I remember entering the room of the Black Student Union meeting. I was there to do my presentation. I was the only white person in the room. It was terrifying for me as I was not sure how I would be received. This group was very militant at the time. It was a good to experience what the black people had been living with for generations and still are. I understood at some level what they were fighting for. Thankfully I was received with open hearts and minds. The student body did a great job presenting their various cultures. Some were from Jamaica and other Caribbean Islands, others were from Nigeria and different African countries. The Latin American countries were also represented in their own way as were the Asian countries.

All this to say that nearly fifty-two years later I feel the resurgence of that multi-cultural enthusiasm.

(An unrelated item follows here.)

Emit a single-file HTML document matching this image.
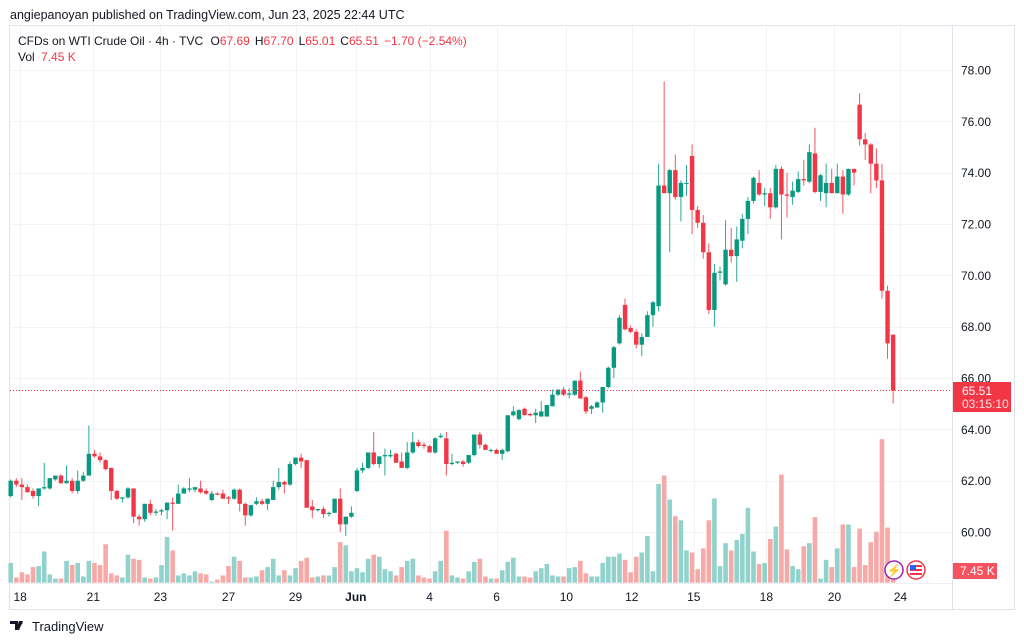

I feel the excitement of those early September days in a new way now. I was too young to understand it at the time. Though I did appreciate it. Now things have changed a lot in the world since then. I have grown up and seen some horrific examples of prejudice and cruelty. That year at George Brown College, we all came together to learn about one another. We eventually gained so much love and respect for one another. It gave me hope for a better world and future. It still does. That night at the dance I was blessed to see young women and men of all races dancing together. There was no thought of the colour of each other’s skin. We did not care about our cultural origins. We were all just students learning to get along with one another. It was one of the greatest years of my life. Thank you, John McRae, for giving me the opportunity to lead with my heart. I was surrounded by so many interesting people. I learned so much from you and from them.

4 thoughts on “Rediscovering Hope: A Tale of Multicultural Unity

  1. Wonderful to have those memories of hopefulness. Thank you for sharing your concerns. Perhaps the old ways are collapsing as the new ways are emerging, and it’s a challenging time for all of us.